Margaret Hollis has played the organ at a medieval parish church in Lincolnshire for thirty-one years. She inherited the post from her predecessor, who had held it for twenty-six years before her. The instrument she plays was installed in 1887, rebuilt in the 1950s, and has not been substantially altered since. She knows every quirk of it — the cipher that occasionally sounds unbidden on a damp morning, the swell pedal that must be coaxed rather than pressed, the stop labelled 'Dulciana' that produces a tone she describes, simply, as the sound of the church itself.
Photo: Margaret Hollis, via c8.alamy.com
'People ask me whether it feels lonely up here,' she says. 'But it never has. You're part of every service, even when no one can see you. Especially then.'
The Weight of Custodianship
Britain's ecclesiastical organs represent one of the country's most extraordinary and least celebrated forms of cultural heritage. Instruments by the great builders — Father Smith, Renatus Harris, Henry Willis, William Hill — survive in parish churches, college chapels, and cathedrals across the land. Some are centuries old; many are irreplaceable. The organist who sits before them is not merely a musician but a steward, responsible for understanding the instrument's history, maintaining its repertoire, and ensuring that the tradition of sacred music it embodies continues to be heard.
This responsibility is rarely acknowledged and almost never rewarded financially. The majority of Britain's parish church organists are paid a modest honorarium — if they are paid at all. Many serve voluntarily, driven by a combination of musical passion, religious commitment, and an acute awareness that if they were to step away, no one might step forward to replace them.
David Carnforth, who has held the post of organist at a Grade I listed church in Somerset for eighteen years, is candid about the economics. 'I have a day job,' he says. 'This has never been a living. But the thought of this instrument standing silent — of these pipes never being heard again — is something I find genuinely distressing. These instruments were built to be played. They deteriorate when they are not.'
Photo: David Carnforth, via i.pinimg.com
Dwindling Congregations, Deepening Commitment
The crisis facing Britain's church organists is inseparable from the broader decline in regular church attendance. Smaller congregations mean reduced income for parishes, which in turn means less money for instrument maintenance, fewer resources for music programmes, and — in the most difficult cases — the decision to dispense with a professional or semi-professional organist altogether in favour of a digital keyboard or a recorded soundtrack.

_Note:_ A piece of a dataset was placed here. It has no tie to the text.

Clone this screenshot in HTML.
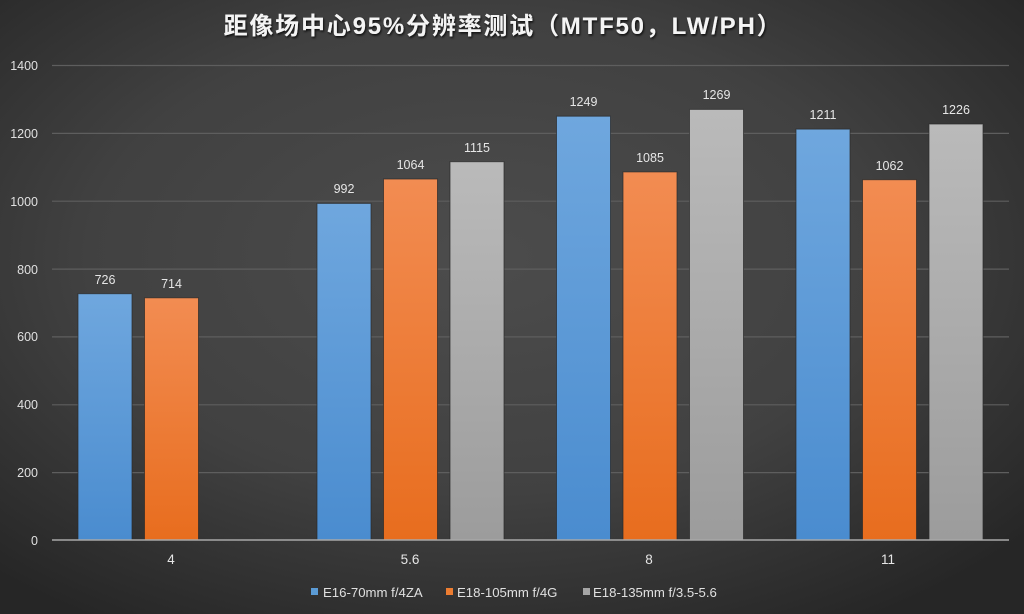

The figures, while contested, are sobering. The Royal College of Organists has long documented the shrinking pool of trained church organists, particularly in rural areas, and the ageing demographic of those who remain. Recruitment is a persistent challenge: the years required to develop true proficiency at the instrument, combined with the modest financial returns, make it an unlikely career choice for younger musicians navigating an already precarious profession.
And yet the commitment of those who remain is, if anything, intensified by the precariousness of the situation. Several organists interviewed for this article spoke of a heightened sense of purpose — a conviction that what they do matters precisely because it is under threat.
'I think about the people who played this instrument before me,' says Eleanor Vane, organist at a Victorian church in the West Midlands. 'I think about the music that has been made in this space, the funerals and weddings and ordinary Sundays going back a hundred and fifty years. That continuity is worth something. It is worth a great deal.'
Photo: Eleanor Vane, via img.autotrader.co.za
The Instrument as Monument
Beyond the human dimension, there is the question of the instruments themselves. A pipe organ is among the most complex objects that a craftsman can produce: thousands of individual components — pipes, trackers, pallets, wind chests — all interdependent, all requiring regular maintenance and periodic restoration. The great Victorian builders created instruments intended to last centuries, and many have done so. But longevity demands attention.
The cost of restoring or rebuilding a historic organ can run into hundreds of thousands of pounds, a sum far beyond the resources of most parish churches. Heritage bodies, charitable trusts, and the generosity of individual donors have preserved many instruments that might otherwise have been lost. Others have not been so fortunate. Across Britain, historic organs have been removed, sold, or simply allowed to fall into irreparable disrepair.
For those organists who tend instruments of genuine historical significance, the awareness of fragility is ever-present. 'Every time I sit down to play,' says one cathedral assistant organist, 'I am aware that I am in conversation with every musician who has sat in this seat before me. That is not a burden. It is a privilege. But it is also a responsibility that I take very seriously.'
A Tradition Worth Preserving
It would be easy to frame this as a story of inevitable decline — a venerable tradition quietly yielding to the pressures of a changing society. But that would be to misrepresent the spirit of the people who inhabit these lofts. There is, among Britain's working church organists, a remarkable absence of self-pity. What one encounters instead is a combination of realism about the challenges and a fierce, practical determination to continue.
New training initiatives, digital resources, and the efforts of organisations such as the Royal College of Organists and the Incorporated Association of Organists are working to attract younger players and ensure that the knowledge held by veteran musicians is not lost when they eventually lay down their duties. The results are modest but real.
What is certain is that the tradition these musicians embody — of sacred music performed on historic instruments in ancient buildings, as an act of devotion to both art and faith — represents something that cannot be replicated digitally or reconstructed once it is gone. The organ loft is not merely a place in a building. It is a vantage point from which British musical history can be heard, still sounding, in the present tense.